100 - 1000 generations = no problemo, other than the little matter of net gravitational impact on the rest of the system;-)
Humans need to be off Earth in less than 1/2 billion years, otherwise the Sun boils the oceans and "game over." That would be somewhere between "medium term" and "long term." "Short term" = self-sustaining civilization on Mars (most likely in domed caves), a matter of a few centuries. "Medium term" = initial human migration to another star system, perhaps 10,000 years assuming .01c - .03c average velocity, and assuming two or more rounds of robotic exploration preceding human migration aboard ark ships. "Long term" = cosmic civilization on a scale that can beat GRBs, figure approx 10,000 years per each added star system.
"Any sort of conventional radio is relatively inefficient at interstellar distances, and lasers stand a better chance of working."
No,there's no difference in them. Except bandwidth available.
Both go at light speed. Both spread out over distance and lose signal strength.
Except light is far more easily obstructed and is a much narrower range of frequencies, meaning less choice of a range to play in that doesn't get intercepted by random junk.
"Humans need to be off Earth in less than 1/2 billion years, otherwise the Sun boils the oceans and “game over...."
It's a nice time line.. reasonable even.. and I agree with it in what I would like to be the case as well.

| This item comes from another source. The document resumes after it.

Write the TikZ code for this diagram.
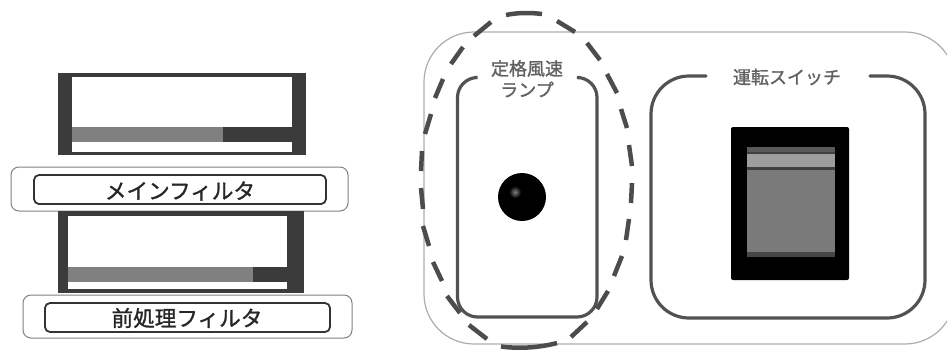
\documentclass[tikz,border=0pt]{standalone}
\usepackage{fontspec}
\newfontfamily\jp{Noto Sans CJK JP}
\newfontfamily\jpheavy[FakeBold=1.2]{Noto Sans CJK JP}
\tikzset{
  panelbox/.style={draw=black!32,line width=1.2pt,fill=white,rounded corners=50pt},
  labelouter/.style={draw=black!50,line width=1pt,rounded corners=8pt,fill=white},
  labelinner/.style={draw=black!80,line width=1.8pt,rounded corners=5pt,fill=white},
  labeltext/.style={font=\jpheavy\fontsize{21.6}{25}\selectfont,text=black!85,inner sep=0pt},
  smalltext/.style={font=\jpheavy\fontsize{18}{21}\selectfont,text=black!62,inner sep=0pt},
  framebox/.style={draw=black!68,line width=3.2pt,line cap=round},
  darkpart/.style={fill=black!77},
  midpart/.style={fill=black!50},
  rim/.style={draw=black!70,line width=4.5pt},
}
\begin{document}
\begin{tikzpicture}[x=1pt,y=-1pt]
\useasboundingbox (0,0) rectangle (947,349);
\clip (0,0) rectangle (947,349);
% main filter
\path[darkpart] (58,73) rectangle (306,155);
\path[fill=white] (72,77) rectangle (292,152);
\path[midpart] (72,127) rectangle (223,142);
\path[darkpart] (223,127) rectangle (292,142);
\path[labelouter] (11,167) rectangle (348,211);
\path[labelinner] (34,175) rectangle (326,204);
\node[labeltext] (mainlabel) at (180,191) {メインフィルタ};
% pre filter
\path[darkpart] (58,211) rectangle (304,293);
\path[fill=white] (68,216) rectangle (287,289);
\path[midpart] (68,267) rectangle (253,282);
\path[darkpart] (253,267) rectangle (287,282);
\path[labelouter] (23,295) rectangle (352,338);
\path[labelinner] (45,303) rectangle (330,332);
\node[labeltext] (prelabel) at (187,318) {前処理フィルタ};
% panel
\draw[panelbox] (424,32) rectangle (955,344);
% lamp box
\draw[framebox,rounded corners=20pt] (475,77.5) -- (457.5,77.5) -- (457.5,317) -- (597,317) -- (597,77.5) -- (580,77.5);
\node[smalltext] (lampa) at (527,68.5) {定格風速};
\node[smalltext] (lampb) at (527,89.5) {ランプ};
\path[fill=black] (522,197) circle[radius=24];
\shade[inner color=black!50,outer color=black] (515,192) circle[radius=6];
% switch box
\draw[framebox,rounded corners=38pt] (706,76) -- (651,76) -- (651,318) -- (925,318) -- (925,76) -- (870,76);
\node[smalltext] (swlabel) at (787,77) {運転スイッチ};
\path[fill=black,rounded corners=2pt] (731,127) rectangle (849,280);
\path[fill=black!65] (747,147) rectangle (835,257);
\path[fill=black!38] (747,153) rectangle (835,167);
\path[fill=black!75] (747,151.5) rectangle (835,153.5);
\path[fill=black!75] (747,167) rectangle (835,170);
\path[fill=black!52] (747,170) rectangle (835,252);
\path[fill=black!72] (747,252) rectangle (835,257);
% dashed ellipse, one stroke per dash
\draw[rim] (506,15) .. controls (518,12.5) and (530,12.5) .. (542,14);
\draw[rim] (501,346.5) .. controls (520,349) and (540,347.5) .. (557,343);
\foreach \ax/\ay/\bx/\by in {557/21/575/32,587/43/600/60,607/74/617/93,621/109/627/128,629/145/632/166,632/183/631/203,629/219/626/240,622/256/614/276,608/291/597/309,587/322/571/337,487/339/469/325,460/313/447/296,442/281/433/262,429/246/423/226,423/209/421/188,421/171/422/151,425/134/431/114,435/98/443/79,451/64/463/47,474/36/491/22}
  \draw[rim] (\ax,\ay) -- (\bx,\by);
\end{tikzpicture}
\end{document}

On the other hand.. there is no guarantee that we'll survive that far as a species. And not talking about wars and such since even a nuclear war would probably leave survivors. Thinking more in dramatic climate changes caused by whatever factor... raise the temperature by 60'C and it;s game over.. in opposite direction as well.. In a reasonable time.. let's say in a thousand or so years.. or every thousand or so years.. you can expect one MASSIVE coronal ejection... unless we figure out how to totally shield our ever more sensitive and miniature world of light manipulation (electronics..;)) it;s not game over.. but it's back to late bronze age/iron age.. except we or a generation of that time would be hard pressed to go back to that way of living... And I see those as things that are inevitable to happen to earth much sooner than Sun starting to transition to red giant.
In other words.. there really IMO need to exist very favourable odds overall, both externally and internally for us to be able to thrive and survive to reach medium term settlements
I have a hard time seeing how it would ever be easier to move a working ecosystem and large population interstellar compared to intersystem. Sun heats up, you don't head for Alpha Centauri, you head for Mars or Ceres or Ganymede or Titan (or maybe all of them...in that order). You move out as it grows bigger, hole up for the helium flash, then move back inward as it grows smaller. You'd have to find some really astoundingly better prospect to justify going to Alpha Centauri to terraform a rock vs. going to Saturn to terraform a rock. We're talking about a factor of 10,000 times difference in distance. So if you don't know the next system over has anything more suitable for you than a Mars or Ganymede, there is no sense in skipping past Mars or Ganymede to go there. And if you talk about really 'big' moves, such as moving planets (vs. using ships), the same thing applies; its going to be far easier to move your planet intersystem back and forth as the sun goes through its cycle, than it would be to move it to another system.